Given instruction: Report only the number of lines holding "matplotlib".

(Entries with chart source code)
=-=-=

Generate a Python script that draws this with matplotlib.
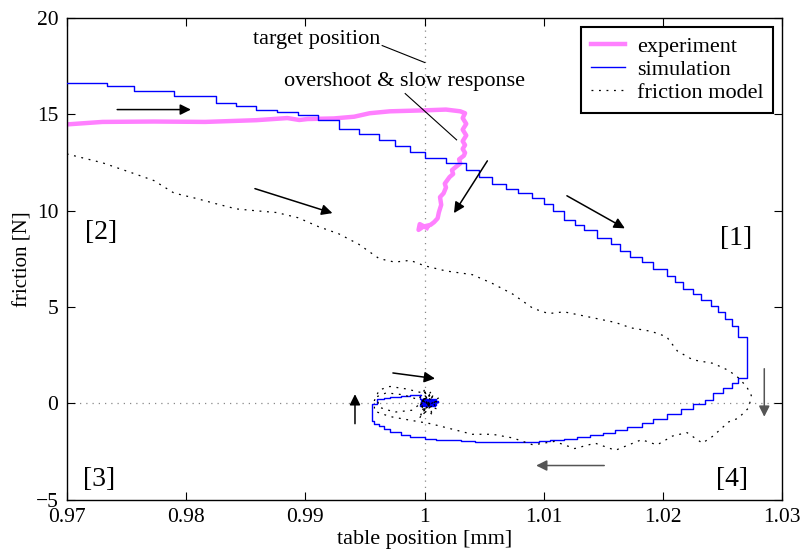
import matplotlib

matplotlib.use("Agg")
import matplotlib.pyplot as plt

plt.rcParams["font.family"] = ["Liberation Serif", "DejaVu Serif"]
plt.rcParams["font.size"] = 16

# experiment: measured friction vs table position
exp_x = [0.9700, 0.9730, 0.9773, 0.9816, 0.9859, 0.9885, 0.9895, 0.9902, 0.9924,
         0.9941, 0.9954, 0.9971, 1.0000, 1.0018, 1.0030, 1.0034, 1.0032, 1.0035,
         1.0032, 1.0035, 1.0032, 1.0034, 1.0032, 1.0034, 1.0033, 1.0029, 1.0030,
         1.0027, 1.0023, 1.0024, 1.0021, 1.0017, 1.0018, 1.0016, 1.0013, 1.0014,
         1.0012, 1.0011, 1.0008, 1.0005, 0.9999, 0.9995, 0.9996, 0.9999, 1.0002]
exp_y = [14.47, 14.60, 14.62, 14.60, 14.69, 14.80, 14.70, 14.75, 14.78,
         14.87, 15.05, 15.15, 15.20, 15.24, 15.15, 15.05, 14.80, 14.50,
         14.20, 13.90, 13.60, 13.40, 13.20, 13.00, 12.85, 12.66, 12.45,
         12.30, 12.10, 11.90, 11.74, 11.40, 11.20, 10.90, 10.70, 10.30,
         9.90, 9.60, 9.40, 9.26, 9.17, 9.00, 9.30, 9.20, 9.10]

# simulation: quantised output, drawn as steps
sim_x = [0.9700, 0.9734, 0.9756, 0.9790, 0.9825, 0.9842, 0.9859, 0.9876, 0.9894,
         0.9911, 0.9928, 0.9945, 0.9962, 0.9975, 0.9988, 1.0000, 1.0018, 1.0035,
         1.0046, 1.0057, 1.0068, 1.0078, 1.0090, 1.0100, 1.0108, 1.0117, 1.0126,
         1.0134, 1.0145, 1.0156, 1.0164, 1.0172, 1.0182, 1.0192, 1.0203, 1.0210,
         1.0217, 1.0225, 1.0232, 1.0240, 1.0246, 1.0252, 1.0258, 1.0263, 1.0270,
         1.0263, 1.0258, 1.0250, 1.0242, 1.0235, 1.0225, 1.0215, 1.0203, 1.0192,
         1.0182, 1.0170, 1.0160, 1.0150, 1.0139, 1.0128, 1.0117, 1.0105, 1.0096,
         1.0085, 1.0074, 1.0063, 1.0053, 1.0042, 1.0031, 1.0020, 1.0010, 1.0000,
         0.9988, 0.9980, 0.9971, 0.9966, 0.9962, 0.9958, 0.9956, 0.9956, 0.9960,
         0.9966, 0.9971, 0.9980, 0.9988, 0.9997, 0.9996, 1.0010, 0.9997, 1.0011,
         0.9998, 1.0010, 0.9996, 1.0009, 0.9998, 1.0011, 0.9997, 1.0005]
sim_y = [16.62, 16.44, 16.20, 15.94, 15.60, 15.42, 15.24, 15.10, 14.96,
         14.69, 14.23, 13.95, 13.67, 13.35, 13.03, 12.75, 12.48, 12.11,
         11.74, 11.37, 11.10, 10.91, 10.64, 10.36, 10.00, 9.53, 9.26,
         8.98, 8.60, 8.25, 7.90, 7.60, 7.33, 6.95, 6.59, 6.30,
         5.95, 5.67, 5.35, 5.05, 4.75, 4.40, 4.00, 3.46, 1.30,
         1.07, 0.80, 0.52, 0.20, -0.04, -0.30, -0.55, -0.80, -1.00,
         -1.20, -1.38, -1.51, -1.62, -1.72, -1.82, -1.88, -1.95, -1.98,
         -2.00, -2.02, -2.00, -1.98, -1.95, -1.92, -1.88, -1.82, -1.75,
         -1.65, -1.50, -1.33, -1.18, -1.05, -0.90, -0.77, -0.04, 0.24,
         0.30, 0.33, 0.38, 0.42, 0.42, 0.25, 0.20, 0.10, 0.05,
         -0.05, -0.10, -0.15, 0.00, 0.15, 0.10, -0.05, 0.05]

# friction model
fm_x = [0.9700, 0.9730, 0.9756, 0.9773, 0.9790, 0.9808, 0.9825, 0.9842, 0.9859,
        0.9876, 0.9894, 0.9911, 0.9928, 0.9945, 0.9962, 0.9975, 0.9988, 1.0000,
        1.0018, 1.0040, 1.0057, 1.0074, 1.0091, 1.0104, 1.0117, 1.0139, 1.0160,
        1.0173, 1.0190, 1.0203, 1.0212, 1.0225, 1.0242, 1.0255, 1.0263, 1.0270,
        1.0274, 1.0272, 1.0263, 1.0255, 1.0242, 1.0233, 1.0220, 1.0208, 1.0195,
        1.0182, 1.0160, 1.0143, 1.0126, 1.0109, 1.0091, 1.0074, 1.0057, 1.0040,
        1.0023, 1.0005, 0.9988, 0.9971, 0.9958, 0.9958, 0.9962, 0.9971, 0.9985,
        0.9998, 1.0002, 0.9990, 0.9975, 0.9962, 0.9960, 0.9968, 0.9982, 0.9995,
        1.0001, 0.9997, 1.0008, 0.9996, 1.0012, 0.9998, 1.0006, 0.9995, 1.0010,
        0.9999, 1.0004, 0.9996, 1.0011, 1.0000, 1.0007, 0.9997, 1.0003]
fm_y = [12.94, 12.48, 11.93, 11.56, 10.91, 10.64, 10.36, 10.09, 9.99,
        9.90, 9.63, 9.17, 8.80, 8.25, 7.51, 7.33, 7.42, 7.14,
        6.87, 6.68, 6.22, 5.67, 4.93, 4.66, 4.75, 4.47, 4.20,
        3.92, 3.74, 3.46, 2.72, 2.26, 2.08, 1.71, 1.34, 0.88,
        0.42, -0.22, -0.77, -0.96, -1.69, -2.06, -1.51, -1.69, -2.15,
        -1.88, -2.43, -2.06, -2.34, -1.97, -2.15, -1.79, -1.60, -1.60,
        -1.33, -1.05, -0.87, -0.68, -0.40, 0.15, 0.70, 0.88, 0.75,
        0.55, 0.30, -0.35, -0.45, -0.20, 0.35, 0.55, 0.45, 0.20,
        0.80, -0.60, 0.50, -0.75, 0.30, -0.40, 0.65, -0.20, 0.10,
        -0.55, 0.45, 0.05, -0.30, 0.60, -0.65, 0.25, -0.10]

# direction arrows: (x0, y0, x1, y1, colour)
arrows = [
    (0.97423, 15.24, 0.98041, 15.24, "k"),
    (0.98578, 11.14, 0.99228, 9.87, "k"),
    (1.00527, 12.58, 1.00247, 9.87, "k"),
    (1.01194, 10.77, 1.01680, 9.08, "k"),
    (1.02849, 1.80, 1.02849, -0.69, "#555555"),
    (1.01507, -3.22, 1.00936, -3.22, "#555555"),
    (0.99417, -1.05, 0.99417, 0.48, "k"),
    (0.99735, 1.58, 1.00088, 1.29, "k"),
]

regions = [("[1]", 1.0248, 8.54), ("[2]", 0.9715, 8.85),
           ("[3]", 0.9714, -3.97), ("[4]", 1.0244, -3.97)]

xticks = [0.97, 0.98, 0.99, 1.00, 1.01, 1.02, 1.03]
xtick_labels = ["0.97", "0.98", "0.99", "1", "1.01", "1.02", "1.03"]
yticks = [-5, 0, 5, 10, 15, 20]

fig = plt.figure(figsize=(8.04, 5.56), dpi=100)
ax = fig.add_axes([0.083, 0.101, 0.890, 0.867])

ax.axhline(0, color="#888888", lw=0.9, ls=(0, (1, 4)), zorder=0)
ax.axvline(1.0, color="#888888", lw=0.9, ls=(0, (1, 4)), zorder=0)

ax.plot(exp_x, exp_y, color="#ff80ff", lw=3.2, label="experiment", zorder=2)
ax.plot(sim_x, sim_y, color="#0000ff", lw=1.0, drawstyle="steps-post",
        label="simulation", zorder=3)
ax.plot(fm_x, fm_y, color="k", lw=0.9, ls=(0, (1.5, 4.5)),
        label="friction model", zorder=3)

for x0, y0, x1, y1, c in arrows:
    ax.annotate("", xy=(x1, y1), xytext=(x0, y0),
                arrowprops=dict(arrowstyle="-|>", color=c, lw=1.1,
                                mutation_scale=16, shrinkA=0, shrinkB=0))

for s, x, y in regions:
    ax.text(x, y, s, fontsize=20, va="center", ha="left")

ax.text(0.98563, 18.87, "target position", va="center", ha="left")
ax.plot([0.99645, 1.00002], [18.56, 17.68], color="k", lw=0.8)
ax.text(0.98824, 16.69, "overshoot & slow response", va="center", ha="left")
ax.plot([0.99838, 1.00269], [16.07, 13.67], color="k", lw=0.8)

ax.set_xlim(0.97, 1.03)
ax.set_ylim(-5, 20)
ax.set_xticks(xticks)
ax.set_xticklabels(xtick_labels)
ax.set_yticks(yticks)
ax.tick_params(direction="in", top=True, right=True, length=6, width=0.8,
               pad=6, labelsize=15.5)
for sp in ax.spines.values():
    sp.set_linewidth(1.0)
ax.set_xlabel("table position [mm]", labelpad=2)
ax.set_ylabel("friction [N]", labelpad=2, fontsize=15)

leg = ax.legend(loc="upper right", fancybox=False, edgecolor="k",
                framealpha=1, handlelength=1.5, borderaxespad=0.4,
                labelspacing=0.1, handletextpad=0.55, borderpad=0.45)
leg.get_frame().set_linewidth(1.5)

fig.savefig("out.png", dpi=100)
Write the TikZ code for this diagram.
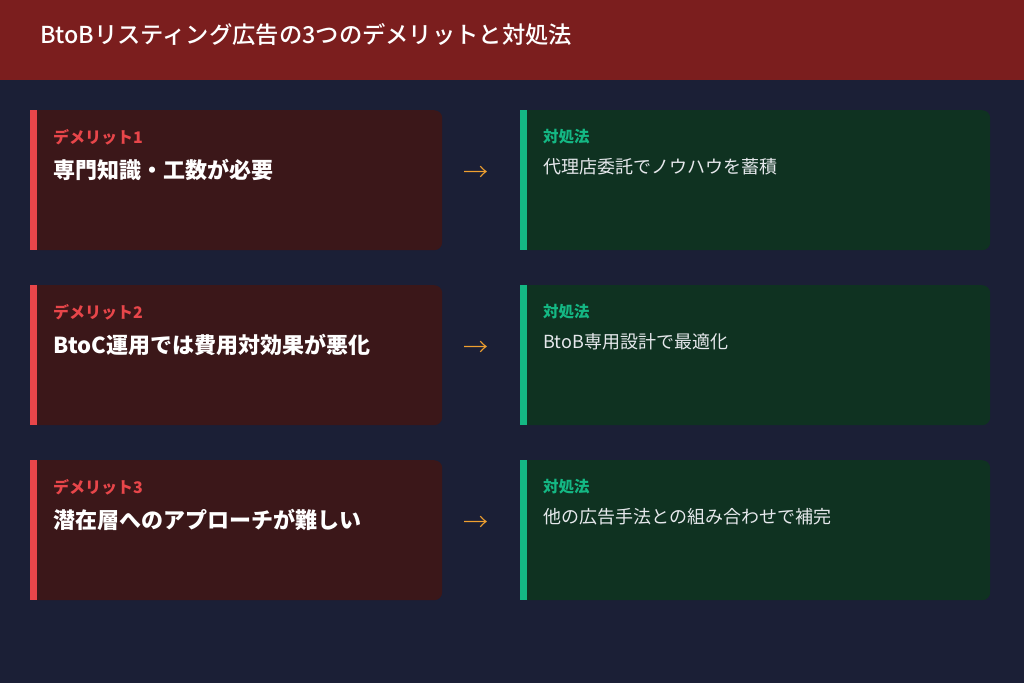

=-=-=

Worked solution: 4